Alumni Spotlight: Amanda Tollefson

Amanda Tollefson
2012 CLACS Alumnus, Amanda Tollefson

Amanda Tollefson, a December 2012 CLACS alumnus, shares her thoughts and experiences with us below. Amanda is currently the Office Manager at the International Crisis Group in New York.

CLACS: Can you please tell us about yourself?
AT: I received my BA degrees in Spanish and the Comparative History of Ideas with a minor in European Studies from the University of Washington (Seattle). As an undergraduate student, I studied in Italy, the Czech Republic, Costa Rica, Nicaragua, and Cuba. After graduation, I earned my divemaster certification on the island of Utila, Honduras; taught English in Cadiz, Spain for a year; and spent a year as a flight attendant for an international airline. While studying at CLACS, I completed an internship in the Communications/Media department at the Coalition for the International Criminal Court. I also participated in a study abroad program during the January session in Puebla, Mexico, through the Food Studies department.

CLACS: Why did you decide to come to CLACS NYU? What did you think of the program?
AT: I chose to do my Master’s at CLACS because it combined a flexible program with the unparalleled experience of being in New York City. As I knew I wanted to continue in the non-profit world, being able to take part in internships and networking in New York was important.

CLACS: Why did you choose Latin American and Caribbean Studies over other fields?
AT: I entered the program unsure of which academic discipline would best suit the research I wanted to complete, but I was very sure that I wanted my research to focus on Latin America. I decided a master’s in the region would best serve my interests in eventually completing a PhD.

CLACS: What was your Master’s Project on?
AT: My Master’s Project was titled: “‘Me Siento Más Boliviano Que Nunca’: Fútbol, Transnationalism, and Migrant Cultural Identification in the Buenos Aires Bolivian Community.” It explored the role of civic associations (looking at a specific community soccer league) in shaping a collective migrant cultural identity. I wrote it in an attempt to use sociocultural anthropology as a vehicle for synthesizing the complex topics of migration theories, the “us vs. them” mentality, discrimination, civil society, and a multitude of “isms” including nationalism, racism, and transnationalism.

CLACS: Did you have any surprises or difficulties when you conducted research abroad and in the field?
AT: I think I was very lucky in finding people in the field that were willing to engage with me during my research. I found a fantastic NGO who connected me to nearly all of my interviewees, and I’m very grateful for the experience. I definitely learned that all of the planning I had done beforehand went out the window while I was actually in the field. Likewise, the contacts I tried to make before leaving largely failed to pan out, while the contacts I made while actually in Argentina were incredibly helpful.

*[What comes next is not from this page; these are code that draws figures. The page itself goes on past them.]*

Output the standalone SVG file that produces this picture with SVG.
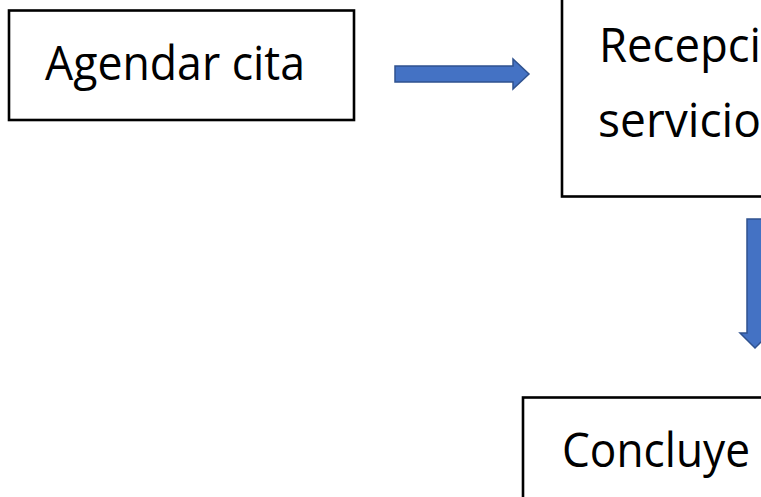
<svg xmlns="http://www.w3.org/2000/svg" width="761" height="497" viewBox="0 0 761 497">
<style>
.box{fill:#fff;stroke:#000;stroke-width:2.6}
.lbl{font-family:"Open Sans","Noto Sans","DejaVu Sans",sans-serif;font-size:47px;fill:#000}
.arr{fill:#4472C4;stroke:#2F528F;stroke-width:1.5;stroke-linejoin:miter}
</style>
<rect width="761" height="497" fill="#fff"/>
<g id="node-agendar">
<rect class="box" x="9" y="10.5" width="345" height="109.5"/>
<text class="lbl" x="45" y="80" textLength="260" lengthAdjust="spacingAndGlyphs">Agendar cita</text>
</g>
<g id="node-recepcion">
<rect class="box" x="562" y="-20" width="230" height="216.5"/>
<text class="lbl" x="599" y="62" textLength="162" lengthAdjust="spacingAndGlyphs">Recepci</text>
<text class="lbl" x="598" y="137" textLength="163" lengthAdjust="spacingAndGlyphs">servicio</text>
</g>
<g id="node-concluye">
<rect class="box" x="523" y="397.5" width="260" height="120"/>
<text class="lbl" x="562" y="467" textLength="188" lengthAdjust="spacingAndGlyphs">Concluye</text>
</g>
<g id="connectors">
<path class="arr" d="M395,66 L513,66 L513,59 L529,74 L513,89 L513,82 L395,82 Z"/>
<path class="arr" d="M747,219 L763,219 L763,333 L770,333 L755,348 L740,333 L747,333 Z"/>
</g>
</svg>
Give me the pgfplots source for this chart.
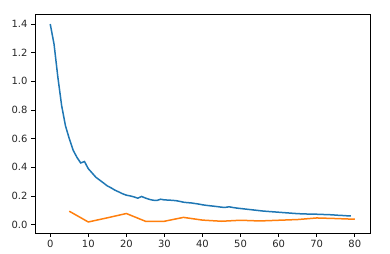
\documentclass[border=0pt]{standalone}
\usepackage{pgfplots}
\pgfplotsset{compat=1.18}
\usepackage{fontspec}
\setmainfont{DejaVu Sans}
\definecolor{mplblue}{HTML}{1F77B4}
\definecolor{mplorange}{HTML}{FF7F0E}
\begin{document}
\begin{tikzpicture}
\begin{axis}[
  scale only axis,
  width=335bp, height=219bp,
  xmin=-4, xmax=84,
  ymin=-0.059, ymax=1.47,
  xtick={0,10,20,30,40,50,60,70,80},
  ytick={0,0.2,0.4,0.6,0.8,1.0,1.2,1.4},
  yticklabel style={/pgf/number format/.cd,fixed,fixed zerofill,precision=1},
  /pgf/number format/assume math mode=true,
  tick align=outside,
  tick pos=left,
  major tick length=3.5bp,
  axis line style={line width=0.8bp},
  every tick/.style={line width=0.8bp, black},
  tick label style={font=\fontsize{10}{11}\selectfont, text=black!85},
  xticklabel shift=0.5bp,
  yticklabel shift=0.5bp,
  clip=false,
]
\addplot[mplblue, line width=1.5bp] coordinates {
(0,1.40) (1,1.26) (2,1.03) (3,0.83) (4,0.69) (5,0.60) (6,0.52) (7,0.47) (8,0.43) (9,0.44)
(10,0.39) (11,0.36) (12,0.33) (13,0.31) (14,0.29) (15,0.27) (16,0.256) (17,0.24) (18,0.228) (19,0.215)
(20,0.205) (21,0.20) (22,0.193) (23,0.184) (24,0.196) (25,0.185) (26,0.176) (27,0.17) (28,0.168) (29,0.177)
(30,0.172) (31,0.171) (32,0.169) (33,0.167) (34,0.162) (35,0.156) (36,0.153) (37,0.151) (38,0.147) (39,0.143)
(40,0.138) (41,0.134) (42,0.131) (43,0.128) (44,0.125) (45,0.121) (46,0.12) (47,0.124) (48,0.119) (49,0.115)
(50,0.112) (51,0.109) (52,0.106) (53,0.103) (54,0.1) (55,0.097) (56,0.094) (57,0.092) (58,0.09) (59,0.088)
(60,0.086) (61,0.084) (62,0.082) (63,0.08) (64,0.078) (65,0.076) (66,0.075) (67,0.074) (68,0.073) (69,0.073)
(70,0.072) (71,0.071) (72,0.07) (73,0.069) (74,0.068) (75,0.066) (76,0.064) (77,0.063) (78,0.061) (79,0.06)
};
\addplot[mplorange, line width=1.5bp] coordinates {
(5,0.093) (10,0.018) (15,0.047) (20,0.077) (25,0.023) (30,0.023) (35,0.05) (40,0.031)
(45,0.023) (50,0.03) (55,0.025) (60,0.03) (65,0.035) (70,0.046) (75,0.042) (80,0.037)
};
\end{axis}
\path (current axis.south west) ++(-35bp,-21bp) rectangle ++(390bp,254bp);
\end{tikzpicture}
\end{document}
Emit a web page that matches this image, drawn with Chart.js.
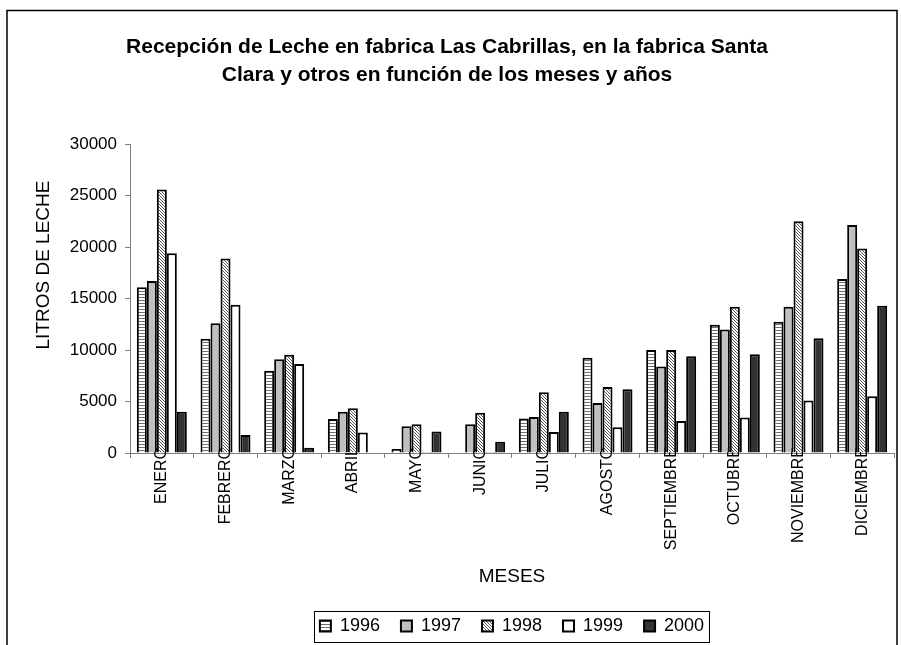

CLACS: How did you find your current job? What are your responsibilities?
AT: While at my internship at the Coalition for the International Criminal Court, I looked daily at the website for the International Crisis Group for updates about areas of conflict. While I had read a number of their reports before, the constant exposure to a variety of media outlets helped me understand what high-quality work Crisis Group produces. When I began my job search, I went directly to their website and applied for the open Office Manager position. In this role, I am in charge of the daily operations of the New York office, which includes administrative tasks as well as handling all of the office’s financial processes. I also serve as the supervisor for our 7-8 full-time interns.

CLACS: How do you think your experiences at CLACS helped you get to where you are today?  
AT: In particular, being able to complete my internship for CLACS certainly helped me get the position I currently have. In addition, being a founding member and treasurer of the Graduate Association for Latin American and Caribbean Studies (GALAS) gave me solid leadership skills that translate well both on a resume and in real life.

CLACS: What are some of your favorite things about NYU and NYC?
AT: I can’t say enough good things about New York and the incredible diversity of experiences the city offers. One of my favorite parts of attending NYU, though, was being able to interact with (and become friends with) so many remarkable people. Everyone at NYU, and in CLACS in particular, has an interesting story to tell, and connecting with colleagues who are both like-minded yet very different made my time there very worthwhile.

CLACS: Do you have any advice for current and future graduate students?
AT: Get involved in anything and everything that interests you – and if it doesn’t exist, create it!